Le nanotecnologie avranno un impatto in molte aree, e un forte impatto sulle smart cities proprio per la loro capacità sia di costruire materiali smart sia di trasformare, ricoprendoli manufatti esistenti cambiandone le loro caratteristiche.

Il SUNY Polytechnic Institute ha un dipartimento di Nanoscale Science e Engineering che applica nanotecnologie alle Smart Cities e uno specifico programma realizzato attraverso lo “Smart Cities Technology Innovation Centre”.

Dal punto di vista scientifico i progressi nei sistemi di osservazione stanno consentendo di imparare molto dalla Natura. Questa ha avuto 3-4 miliardi di anni per migliorare i suoi sistemi e attraverso una enorme quantità di “proposte” e successi che si sono man mano affinati. Una struttura come il nostro cervello o come la sofisticata orchestrazione chimica di un termitaio fanno emergere comportamenti adattativi e intelligenti che la nostra tecnologia non riesce ancora a produrre. Ora ricercatori ed ingegneri iniziano ad ispirarsi alla Natura per affrontare una varietà di problemi, in particolare quelli che coinvolgono sistemi autonomici. Una smart city con la sua pluralità di attori, ciascuno con la sua “agenda” e la sua relativa autonomia costituisce un tipico esempio.

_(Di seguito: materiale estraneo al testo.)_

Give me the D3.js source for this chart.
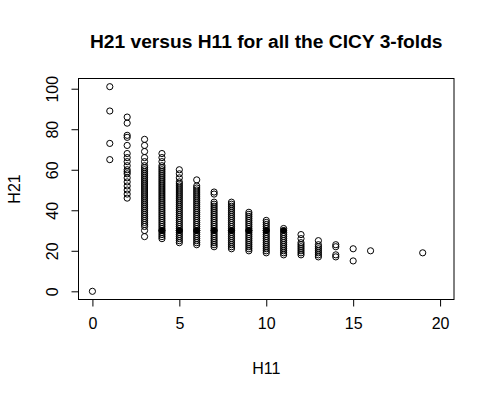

In una smart city abbiamo cittadini e oggetti ciascuno per un verso o un altro interagente, controllato, influente su altre entità, come ad esempio sistemi di aria condizionata e riscaldamento, il traffico di autoveicoli, la corsa allo shopping. Una città smart è una città in cui tutti questi sistemi si autoinfluenzano in modo tale da migliorare l’efficienza complessiva, sia quella reale (ad esempio energetica) sia quella percepita (wellbeing).

Ricerche come Red Swarms portata avanti dall’università di Malaga, cercano di imitare i sistemi di regolazione del comportamento di sciami di insetti per risolvere problemi del traffico in una città. Il miglioramento in sistemi di monitoraggio e la possibilità di estrarre informazioni dai social networks forniscono indicatori che possono essere utilizzati da algoritmi e approcci bio-inspired.